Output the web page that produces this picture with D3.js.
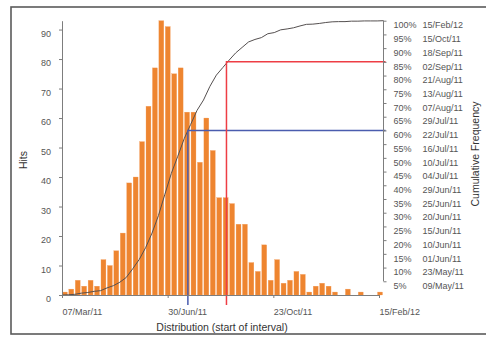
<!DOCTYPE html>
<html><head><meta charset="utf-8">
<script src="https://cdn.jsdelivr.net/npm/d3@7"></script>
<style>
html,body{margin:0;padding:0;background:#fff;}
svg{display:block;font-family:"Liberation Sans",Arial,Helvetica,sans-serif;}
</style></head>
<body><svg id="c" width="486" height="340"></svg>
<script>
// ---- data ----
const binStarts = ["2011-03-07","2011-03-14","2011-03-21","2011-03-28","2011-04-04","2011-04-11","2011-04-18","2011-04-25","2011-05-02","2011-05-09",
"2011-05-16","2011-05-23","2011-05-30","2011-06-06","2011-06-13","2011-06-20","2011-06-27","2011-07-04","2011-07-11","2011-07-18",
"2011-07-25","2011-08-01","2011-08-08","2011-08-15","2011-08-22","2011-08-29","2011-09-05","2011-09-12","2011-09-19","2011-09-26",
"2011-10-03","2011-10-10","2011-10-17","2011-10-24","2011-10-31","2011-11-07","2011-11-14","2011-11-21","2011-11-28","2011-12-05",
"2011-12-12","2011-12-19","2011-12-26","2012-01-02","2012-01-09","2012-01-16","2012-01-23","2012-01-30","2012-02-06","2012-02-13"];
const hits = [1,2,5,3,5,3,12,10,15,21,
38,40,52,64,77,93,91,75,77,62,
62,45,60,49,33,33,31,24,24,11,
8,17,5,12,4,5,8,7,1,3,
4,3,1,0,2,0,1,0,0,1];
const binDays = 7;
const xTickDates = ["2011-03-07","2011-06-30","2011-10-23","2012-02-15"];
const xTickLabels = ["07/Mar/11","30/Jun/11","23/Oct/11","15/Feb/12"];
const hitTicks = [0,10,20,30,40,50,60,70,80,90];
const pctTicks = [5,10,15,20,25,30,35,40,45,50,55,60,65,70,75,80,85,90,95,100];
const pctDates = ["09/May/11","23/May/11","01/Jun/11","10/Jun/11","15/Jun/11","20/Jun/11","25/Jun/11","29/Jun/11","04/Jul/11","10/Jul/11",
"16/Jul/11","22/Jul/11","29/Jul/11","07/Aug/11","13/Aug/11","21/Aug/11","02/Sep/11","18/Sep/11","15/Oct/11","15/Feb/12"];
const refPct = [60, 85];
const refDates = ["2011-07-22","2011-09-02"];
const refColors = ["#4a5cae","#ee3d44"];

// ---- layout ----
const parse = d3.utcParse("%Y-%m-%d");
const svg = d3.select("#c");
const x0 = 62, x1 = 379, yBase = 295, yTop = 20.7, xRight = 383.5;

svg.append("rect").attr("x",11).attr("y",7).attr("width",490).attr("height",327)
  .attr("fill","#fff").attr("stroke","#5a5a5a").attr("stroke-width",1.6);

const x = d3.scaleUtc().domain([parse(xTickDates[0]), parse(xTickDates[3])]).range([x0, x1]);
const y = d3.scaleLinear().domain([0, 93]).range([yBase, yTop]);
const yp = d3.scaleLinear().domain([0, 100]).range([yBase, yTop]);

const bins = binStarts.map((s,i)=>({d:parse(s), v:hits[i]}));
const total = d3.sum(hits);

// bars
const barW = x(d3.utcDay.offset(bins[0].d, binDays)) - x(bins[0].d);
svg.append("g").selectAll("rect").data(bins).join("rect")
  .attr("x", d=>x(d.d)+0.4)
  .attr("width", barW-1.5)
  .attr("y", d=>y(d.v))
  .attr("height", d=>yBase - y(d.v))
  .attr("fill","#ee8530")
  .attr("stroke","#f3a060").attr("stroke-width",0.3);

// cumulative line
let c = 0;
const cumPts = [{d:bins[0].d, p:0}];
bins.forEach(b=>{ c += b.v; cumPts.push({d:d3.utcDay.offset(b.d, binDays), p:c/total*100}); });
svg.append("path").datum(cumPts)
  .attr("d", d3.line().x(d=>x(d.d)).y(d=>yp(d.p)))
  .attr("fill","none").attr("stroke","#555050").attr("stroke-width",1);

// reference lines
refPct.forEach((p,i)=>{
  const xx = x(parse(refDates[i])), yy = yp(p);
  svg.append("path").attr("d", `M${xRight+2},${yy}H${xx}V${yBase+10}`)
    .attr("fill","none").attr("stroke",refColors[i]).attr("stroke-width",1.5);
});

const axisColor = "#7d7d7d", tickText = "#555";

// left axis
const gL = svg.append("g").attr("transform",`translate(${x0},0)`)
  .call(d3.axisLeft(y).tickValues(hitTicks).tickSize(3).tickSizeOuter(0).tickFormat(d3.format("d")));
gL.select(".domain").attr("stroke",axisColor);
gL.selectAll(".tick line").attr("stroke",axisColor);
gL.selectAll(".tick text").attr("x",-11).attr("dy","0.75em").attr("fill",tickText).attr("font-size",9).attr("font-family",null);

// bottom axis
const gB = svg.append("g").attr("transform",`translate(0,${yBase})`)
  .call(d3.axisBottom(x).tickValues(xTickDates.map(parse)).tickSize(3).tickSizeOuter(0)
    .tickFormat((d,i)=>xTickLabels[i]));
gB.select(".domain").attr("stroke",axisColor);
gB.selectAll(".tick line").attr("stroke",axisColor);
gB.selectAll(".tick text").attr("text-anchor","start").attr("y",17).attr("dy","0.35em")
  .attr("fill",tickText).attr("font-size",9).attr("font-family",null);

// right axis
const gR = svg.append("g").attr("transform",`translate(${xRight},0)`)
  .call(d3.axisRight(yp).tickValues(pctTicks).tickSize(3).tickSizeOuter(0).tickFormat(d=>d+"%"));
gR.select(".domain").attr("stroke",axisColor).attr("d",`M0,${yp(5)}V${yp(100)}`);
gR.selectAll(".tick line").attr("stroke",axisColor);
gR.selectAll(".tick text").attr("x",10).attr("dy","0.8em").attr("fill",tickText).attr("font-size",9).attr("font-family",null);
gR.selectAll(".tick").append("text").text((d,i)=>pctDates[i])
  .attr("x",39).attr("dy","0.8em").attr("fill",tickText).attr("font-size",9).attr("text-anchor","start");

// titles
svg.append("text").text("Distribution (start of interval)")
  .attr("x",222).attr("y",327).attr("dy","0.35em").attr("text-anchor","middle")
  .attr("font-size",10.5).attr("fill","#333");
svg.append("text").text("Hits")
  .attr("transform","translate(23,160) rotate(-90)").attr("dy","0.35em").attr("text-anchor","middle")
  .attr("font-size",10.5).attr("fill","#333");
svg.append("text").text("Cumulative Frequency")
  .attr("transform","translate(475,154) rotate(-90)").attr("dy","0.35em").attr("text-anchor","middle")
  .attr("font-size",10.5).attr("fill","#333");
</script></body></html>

....

### Exercise instructions
Output the data exactly. Pictures don't belong in the result.

### Result for this task
Output the web page that produces this picture with D3.js.
<!DOCTYPE html>
<html><head><meta charset="utf-8">
<script src="https://cdn.jsdelivr.net/npm/d3@7"></script>
<style>
html,body{margin:0;padding:0;background:#fff;}
svg{display:block;font-family:"Liberation Sans",Arial,Helvetica,sans-serif;}
</style></head>
<body><svg id="c" width="486" height="340"></svg>
<script>
// ---- data ----
const binStarts = ["2011-03-07","2011-03-14","2011-03-21","2011-03-28","2011-04-04","2011-04-11","2011-04-18","2011-04-25","2011-05-02","2011-05-09",
"2011-05-16","2011-05-23","2011-05-30","2011-06-06","2011-06-13","2011-06-20","2011-06-27","2011-07-04","2011-07-11","2011-07-18",
"2011-07-25","2011-08-01","2011-08-08","2011-08-15","2011-08-22","2011-08-29","2011-09-05","2011-09-12","2011-09-19","2011-09-26",
"2011-10-03","2011-10-10","2011-10-17","2011-10-24","2011-10-31","2011-11-07","2011-11-14","2011-11-21","2011-11-28","2011-12-05",
"2011-12-12","2011-12-19","2011-12-26","2012-01-02","2012-01-09","2012-01-16","2012-01-23","2012-01-30","2012-02-06","2012-02-13"];
const hits = [1,2,5,3,5,3,12,10,15,21,
38,40,52,64,77,93,91,75,77,62,
62,45,60,49,33,33,31,24,24,11,
8,17,5,12,4,5,8,7,1,3,
4,3,1,0,2,0,1,0,0,1];
const binDays = 7;
const xTickDates = ["2011-03-07","2011-06-30","2011-10-23","2012-02-15"];
const xTickLabels = ["07/Mar/11","30/Jun/11","23/Oct/11","15/Feb/12"];
const hitTicks = [0,10,20,30,40,50,60,70,80,90];
const pctTicks = [5,10,15,20,25,30,35,40,45,50,55,60,65,70,75,80,85,90,95,100];
const pctDates = ["09/May/11","23/May/11","01/Jun/11","10/Jun/11","15/Jun/11","20/Jun/11","25/Jun/11","29/Jun/11","04/Jul/11","10/Jul/11",
"16/Jul/11","22/Jul/11","29/Jul/11","07/Aug/11","13/Aug/11","21/Aug/11","02/Sep/11","18/Sep/11","15/Oct/11","15/Feb/12"];
const refPct = [60, 85];
const refDates = ["2011-07-22","2011-09-02"];
const refColors = ["#4a5cae","#ee3d44"];

// ---- layout ----
const parse = d3.utcParse("%Y-%m-%d");
const svg = d3.select("#c");
const x0 = 62, x1 = 379, yBase = 295, yTop = 20.7, xRight = 383.5;

svg.append("rect").attr("x",11).attr("y",7).attr("width",490).attr("height",327)
  .attr("fill","#fff").attr("stroke","#5a5a5a").attr("stroke-width",1.6);

const x = d3.scaleUtc().domain([parse(xTickDates[0]), parse(xTickDates[3])]).range([x0, x1]);
const y = d3.scaleLinear().domain([0, 93]).range([yBase, yTop]);
const yp = d3.scaleLinear().domain([0, 100]).range([yBase, yTop]);

const bins = binStarts.map((s,i)=>({d:parse(s), v:hits[i]}));
const total = d3.sum(hits);

// bars
const barW = x(d3.utcDay.offset(bins[0].d, binDays)) - x(bins[0].d);
svg.append("g").selectAll("rect").data(bins).join("rect")
  .attr("x", d=>x(d.d)+0.4)
  .attr("width", barW-1.5)
  .attr("y", d=>y(d.v))
  .attr("height", d=>yBase - y(d.v))
  .attr("fill","#ee8530")
  .attr("stroke","#f3a060").attr("stroke-width",0.3);

// cumulative line
let c = 0;
const cumPts = [{d:bins[0].d, p:0}];
bins.forEach(b=>{ c += b.v; cumPts.push({d:d3.utcDay.offset(b.d, binDays), p:c/total*100}); });
svg.append("path").datum(cumPts)
  .attr("d", d3.line().x(d=>x(d.d)).y(d=>yp(d.p)))
  .attr("fill","none").attr("stroke","#555050").attr("stroke-width",1);

// reference lines
refPct.forEach((p,i)=>{
  const xx = x(parse(refDates[i])), yy = yp(p);
  svg.append("path").attr("d", `M${xRight+2},${yy}H${xx}V${yBase+10}`)
    .attr("fill","none").attr("stroke",refColors[i]).attr("stroke-width",1.5);
});

const axisColor = "#7d7d7d", tickText = "#555";

// left axis
const gL = svg.append("g").attr("transform",`translate(${x0},0)`)
  .call(d3.axisLeft(y).tickValues(hitTicks).tickSize(3).tickSizeOuter(0).tickFormat(d3.format("d")));
gL.select(".domain").attr("stroke",axisColor);
gL.selectAll(".tick line").attr("stroke",axisColor);
gL.selectAll(".tick text").attr("x",-11).attr("dy","0.75em").attr("fill",tickText).attr("font-size",9).attr("font-family",null);

// bottom axis
const gB = svg.append("g").attr("transform",`translate(0,${yBase})`)
  .call(d3.axisBottom(x).tickValues(xTickDates.map(parse)).tickSize(3).tickSizeOuter(0)
    .tickFormat((d,i)=>xTickLabels[i]));
gB.select(".domain").attr("stroke",axisColor);
gB.selectAll(".tick line").attr("stroke",axisColor);
gB.selectAll(".tick text").attr("text-anchor","start").attr("y",17).attr("dy","0.35em")
  .attr("fill",tickText).attr("font-size",9).attr("font-family",null);

// right axis
const gR = svg.append("g").attr("transform",`translate(${xRight},0)`)
  .call(d3.axisRight(yp).tickValues(pctTicks).tickSize(3).tickSizeOuter(0).tickFormat(d=>d+"%"));
gR.select(".domain").attr("stroke",axisColor).attr("d",`M0,${yp(5)}V${yp(100)}`);
gR.selectAll(".tick line").attr("stroke",axisColor);
gR.selectAll(".tick text").attr("x",10).attr("dy","0.8em").attr("fill",tickText).attr("font-size",9).attr("font-family",null);
gR.selectAll(".tick").append("text").text((d,i)=>pctDates[i])
  .attr("x",39).attr("dy","0.8em").attr("fill",tickText).attr("font-size",9).attr("text-anchor","start");

// titles
svg.append("text").text("Distribution (start of interval)")
  .attr("x",222).attr("y",327).attr("dy","0.35em").attr("text-anchor","middle")
  .attr("font-size",10.5).attr("fill","#333");
svg.append("text").text("Hits")
  .attr("transform","translate(23,160) rotate(-90)").attr("dy","0.35em").attr("text-anchor","middle")
  .attr("font-size",10.5).attr("fill","#333");
svg.append("text").text("Cumulative Frequency")
  .attr("transform","translate(475,154) rotate(-90)").attr("dy","0.35em").attr("text-anchor","middle")
  .attr("font-size",10.5).attr("fill","#333");
</script></body></html>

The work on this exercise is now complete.